#### [Task prompt]
Leave out the pictures and repeat the data exactly.

* start Provided material *

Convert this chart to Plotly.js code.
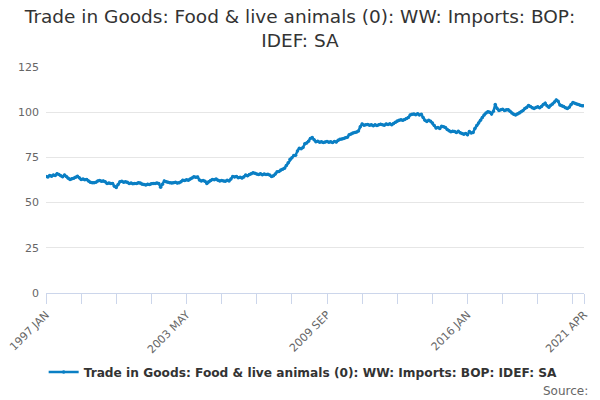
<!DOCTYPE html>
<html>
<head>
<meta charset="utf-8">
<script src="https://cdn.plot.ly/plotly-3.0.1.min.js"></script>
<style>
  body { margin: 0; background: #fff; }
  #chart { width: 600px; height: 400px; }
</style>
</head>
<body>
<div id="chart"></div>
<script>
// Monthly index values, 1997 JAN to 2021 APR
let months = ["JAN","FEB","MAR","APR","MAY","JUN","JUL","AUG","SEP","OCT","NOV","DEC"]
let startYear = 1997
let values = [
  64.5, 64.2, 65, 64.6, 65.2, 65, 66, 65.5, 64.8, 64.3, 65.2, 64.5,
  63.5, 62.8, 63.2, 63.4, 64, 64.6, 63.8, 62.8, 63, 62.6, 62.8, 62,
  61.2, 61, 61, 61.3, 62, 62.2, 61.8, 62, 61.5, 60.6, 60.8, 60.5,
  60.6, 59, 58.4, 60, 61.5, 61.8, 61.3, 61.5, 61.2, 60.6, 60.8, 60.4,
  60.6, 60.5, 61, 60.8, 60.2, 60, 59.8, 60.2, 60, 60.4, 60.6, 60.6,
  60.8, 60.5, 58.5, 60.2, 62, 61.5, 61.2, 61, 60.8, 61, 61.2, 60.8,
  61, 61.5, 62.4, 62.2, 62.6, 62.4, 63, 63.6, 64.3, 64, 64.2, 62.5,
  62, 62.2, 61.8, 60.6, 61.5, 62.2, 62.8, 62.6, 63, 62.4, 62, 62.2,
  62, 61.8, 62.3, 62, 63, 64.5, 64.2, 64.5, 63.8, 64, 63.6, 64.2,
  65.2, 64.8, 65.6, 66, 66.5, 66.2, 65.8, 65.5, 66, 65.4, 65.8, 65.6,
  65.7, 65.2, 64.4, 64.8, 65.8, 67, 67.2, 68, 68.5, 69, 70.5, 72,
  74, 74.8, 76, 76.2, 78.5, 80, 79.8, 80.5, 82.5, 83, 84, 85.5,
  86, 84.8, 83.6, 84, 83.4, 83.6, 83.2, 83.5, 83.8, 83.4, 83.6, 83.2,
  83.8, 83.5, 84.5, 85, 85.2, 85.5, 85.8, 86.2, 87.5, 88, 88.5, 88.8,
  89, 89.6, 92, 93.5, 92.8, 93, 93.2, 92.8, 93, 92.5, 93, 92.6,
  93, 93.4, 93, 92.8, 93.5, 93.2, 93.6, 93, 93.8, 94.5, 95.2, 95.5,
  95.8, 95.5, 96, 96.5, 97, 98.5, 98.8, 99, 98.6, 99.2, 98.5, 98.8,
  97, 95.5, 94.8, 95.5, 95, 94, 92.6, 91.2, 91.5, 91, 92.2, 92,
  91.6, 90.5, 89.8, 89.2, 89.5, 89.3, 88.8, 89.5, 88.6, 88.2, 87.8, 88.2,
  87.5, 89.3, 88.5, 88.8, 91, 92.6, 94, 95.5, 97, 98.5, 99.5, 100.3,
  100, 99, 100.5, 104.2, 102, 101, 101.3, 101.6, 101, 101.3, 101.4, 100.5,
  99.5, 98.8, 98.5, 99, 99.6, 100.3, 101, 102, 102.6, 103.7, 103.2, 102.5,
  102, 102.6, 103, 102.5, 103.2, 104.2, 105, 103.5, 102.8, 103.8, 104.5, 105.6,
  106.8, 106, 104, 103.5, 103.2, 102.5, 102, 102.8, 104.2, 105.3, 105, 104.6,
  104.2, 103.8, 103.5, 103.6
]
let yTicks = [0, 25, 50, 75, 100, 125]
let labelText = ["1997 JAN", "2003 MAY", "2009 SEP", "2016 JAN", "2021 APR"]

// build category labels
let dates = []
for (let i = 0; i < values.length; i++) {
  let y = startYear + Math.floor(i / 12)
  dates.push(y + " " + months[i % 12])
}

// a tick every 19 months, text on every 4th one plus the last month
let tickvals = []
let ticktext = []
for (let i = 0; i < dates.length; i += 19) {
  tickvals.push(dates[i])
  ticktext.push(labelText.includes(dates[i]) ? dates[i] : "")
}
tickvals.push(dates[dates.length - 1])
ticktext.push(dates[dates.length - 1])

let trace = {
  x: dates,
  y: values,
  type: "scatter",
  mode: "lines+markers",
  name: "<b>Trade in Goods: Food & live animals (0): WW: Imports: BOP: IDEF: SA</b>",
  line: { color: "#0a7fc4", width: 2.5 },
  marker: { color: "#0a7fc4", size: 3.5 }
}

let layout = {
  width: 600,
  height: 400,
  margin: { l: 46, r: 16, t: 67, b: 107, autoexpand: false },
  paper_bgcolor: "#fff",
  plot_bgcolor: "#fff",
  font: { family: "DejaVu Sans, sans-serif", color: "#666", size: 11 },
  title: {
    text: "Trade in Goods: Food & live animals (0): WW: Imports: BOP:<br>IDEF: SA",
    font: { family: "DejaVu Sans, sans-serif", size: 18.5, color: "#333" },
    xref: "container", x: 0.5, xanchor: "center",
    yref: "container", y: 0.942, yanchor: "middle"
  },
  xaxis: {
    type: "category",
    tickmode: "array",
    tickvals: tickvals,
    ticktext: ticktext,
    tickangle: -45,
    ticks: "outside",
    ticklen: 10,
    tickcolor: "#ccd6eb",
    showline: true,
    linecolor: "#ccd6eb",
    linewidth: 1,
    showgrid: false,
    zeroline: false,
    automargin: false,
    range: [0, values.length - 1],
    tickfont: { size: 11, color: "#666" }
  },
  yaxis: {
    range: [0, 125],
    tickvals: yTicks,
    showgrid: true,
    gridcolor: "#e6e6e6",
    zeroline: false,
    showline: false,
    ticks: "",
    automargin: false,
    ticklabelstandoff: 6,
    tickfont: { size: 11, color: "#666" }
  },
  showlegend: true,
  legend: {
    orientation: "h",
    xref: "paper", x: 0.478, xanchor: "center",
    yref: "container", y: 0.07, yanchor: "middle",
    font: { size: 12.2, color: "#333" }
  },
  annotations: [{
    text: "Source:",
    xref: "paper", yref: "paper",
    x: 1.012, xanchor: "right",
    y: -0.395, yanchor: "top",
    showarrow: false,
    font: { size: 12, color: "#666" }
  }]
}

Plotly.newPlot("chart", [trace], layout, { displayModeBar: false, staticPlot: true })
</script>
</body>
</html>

* end Provided material *

#### [Solution to this exercise]
Convert this chart to Plotly.js code.
<!DOCTYPE html>
<html>
<head>
<meta charset="utf-8">
<script src="https://cdn.plot.ly/plotly-3.0.1.min.js"></script>
<style>
  body { margin: 0; background: #fff; }
  #chart { width: 600px; height: 400px; }
</style>
</head>
<body>
<div id="chart"></div>
<script>
// Monthly index values, 1997 JAN to 2021 APR
let months = ["JAN","FEB","MAR","APR","MAY","JUN","JUL","AUG","SEP","OCT","NOV","DEC"]
let startYear = 1997
let values = [
  64.5, 64.2, 65, 64.6, 65.2, 65, 66, 65.5, 64.8, 64.3, 65.2, 64.5,
  63.5, 62.8, 63.2, 63.4, 64, 64.6, 63.8, 62.8, 63, 62.6, 62.8, 62,
  61.2, 61, 61, 61.3, 62, 62.2, 61.8, 62, 61.5, 60.6, 60.8, 60.5,
  60.6, 59, 58.4, 60, 61.5, 61.8, 61.3, 61.5, 61.2, 60.6, 60.8, 60.4,
  60.6, 60.5, 61, 60.8, 60.2, 60, 59.8, 60.2, 60, 60.4, 60.6, 60.6,
  60.8, 60.5, 58.5, 60.2, 62, 61.5, 61.2, 61, 60.8, 61, 61.2, 60.8,
  61, 61.5, 62.4, 62.2, 62.6, 62.4, 63, 63.6, 64.3, 64, 64.2, 62.5,
  62, 62.2, 61.8, 60.6, 61.5, 62.2, 62.8, 62.6, 63, 62.4, 62, 62.2,
  62, 61.8, 62.3, 62, 63, 64.5, 64.2, 64.5, 63.8, 64, 63.6, 64.2,
  65.2, 64.8, 65.6, 66, 66.5, 66.2, 65.8, 65.5, 66, 65.4, 65.8, 65.6,
  65.7, 65.2, 64.4, 64.8, 65.8, 67, 67.2, 68, 68.5, 69, 70.5, 72,
  74, 74.8, 76, 76.2, 78.5, 80, 79.8, 80.5, 82.5, 83, 84, 85.5,
  86, 84.8, 83.6, 84, 83.4, 83.6, 83.2, 83.5, 83.8, 83.4, 83.6, 83.2,
  83.8, 83.5, 84.5, 85, 85.2, 85.5, 85.8, 86.2, 87.5, 88, 88.5, 88.8,
  89, 89.6, 92, 93.5, 92.8, 93, 93.2, 92.8, 93, 92.5, 93, 92.6,
  93, 93.4, 93, 92.8, 93.5, 93.2, 93.6, 93, 93.8, 94.5, 95.2, 95.5,
  95.8, 95.5, 96, 96.5, 97, 98.5, 98.8, 99, 98.6, 99.2, 98.5, 98.8,
  97, 95.5, 94.8, 95.5, 95, 94, 92.6, 91.2, 91.5, 91, 92.2, 92,
  91.6, 90.5, 89.8, 89.2, 89.5, 89.3, 88.8, 89.5, 88.6, 88.2, 87.8, 88.2,
  87.5, 89.3, 88.5, 88.8, 91, 92.6, 94, 95.5, 97, 98.5, 99.5, 100.3,
  100, 99, 100.5, 104.2, 102, 101, 101.3, 101.6, 101, 101.3, 101.4, 100.5,
  99.5, 98.8, 98.5, 99, 99.6, 100.3, 101, 102, 102.6, 103.7, 103.2, 102.5,
  102, 102.6, 103, 102.5, 103.2, 104.2, 105, 103.5, 102.8, 103.8, 104.5, 105.6,
  106.8, 106, 104, 103.5, 103.2, 102.5, 102, 102.8, 104.2, 105.3, 105, 104.6,
  104.2, 103.8, 103.5, 103.6
]
let yTicks = [0, 25, 50, 75, 100, 125]
let labelText = ["1997 JAN", "2003 MAY", "2009 SEP", "2016 JAN", "2021 APR"]

// build category labels
let dates = []
for (let i = 0; i < values.length; i++) {
  let y = startYear + Math.floor(i / 12)
  dates.push(y + " " + months[i % 12])
}

// a tick every 19 months, text on every 4th one plus the last month
let tickvals = []
let ticktext = []
for (let i = 0; i < dates.length; i += 19) {
  tickvals.push(dates[i])
  ticktext.push(labelText.includes(dates[i]) ? dates[i] : "")
}
tickvals.push(dates[dates.length - 1])
ticktext.push(dates[dates.length - 1])

let trace = {
  x: dates,
  y: values,
  type: "scatter",
  mode: "lines+markers",
  name: "<b>Trade in Goods: Food & live animals (0): WW: Imports: BOP: IDEF: SA</b>",
  line: { color: "#0a7fc4", width: 2.5 },
  marker: { color: "#0a7fc4", size: 3.5 }
}

let layout = {
  width: 600,
  height: 400,
  margin: { l: 46, r: 16, t: 67, b: 107, autoexpand: false },
  paper_bgcolor: "#fff",
  plot_bgcolor: "#fff",
  font: { family: "DejaVu Sans, sans-serif", color: "#666", size: 11 },
  title: {
    text: "Trade in Goods: Food & live animals (0): WW: Imports: BOP:<br>IDEF: SA",
    font: { family: "DejaVu Sans, sans-serif", size: 18.5, color: "#333" },
    xref: "container", x: 0.5, xanchor: "center",
    yref: "container", y: 0.942, yanchor: "middle"
  },
  xaxis: {
    type: "category",
    tickmode: "array",
    tickvals: tickvals,
    ticktext: ticktext,
    tickangle: -45,
    ticks: "outside",
    ticklen: 10,
    tickcolor: "#ccd6eb",
    showline: true,
    linecolor: "#ccd6eb",
    linewidth: 1,
    showgrid: false,
    zeroline: false,
    automargin: false,
    range: [0, values.length - 1],
    tickfont: { size: 11, color: "#666" }
  },
  yaxis: {
    range: [0, 125],
    tickvals: yTicks,
    showgrid: true,
    gridcolor: "#e6e6e6",
    zeroline: false,
    showline: false,
    ticks: "",
    automargin: false,
    ticklabelstandoff: 6,
    tickfont: { size: 11, color: "#666" }
  },
  showlegend: true,
  legend: {
    orientation: "h",
    xref: "paper", x: 0.478, xanchor: "center",
    yref: "container", y: 0.07, yanchor: "middle",
    font: { size: 12.2, color: "#333" }
  },
  annotations: [{
    text: "Source:",
    xref: "paper", yref: "paper",
    x: 1.012, xanchor: "right",
    y: -0.395, yanchor: "top",
    showarrow: false,
    font: { size: 12, color: "#666" }
  }]
}

Plotly.newPlot("chart", [trace], layout, { displayModeBar: false, staticPlot: true })
</script>
</body>
</html>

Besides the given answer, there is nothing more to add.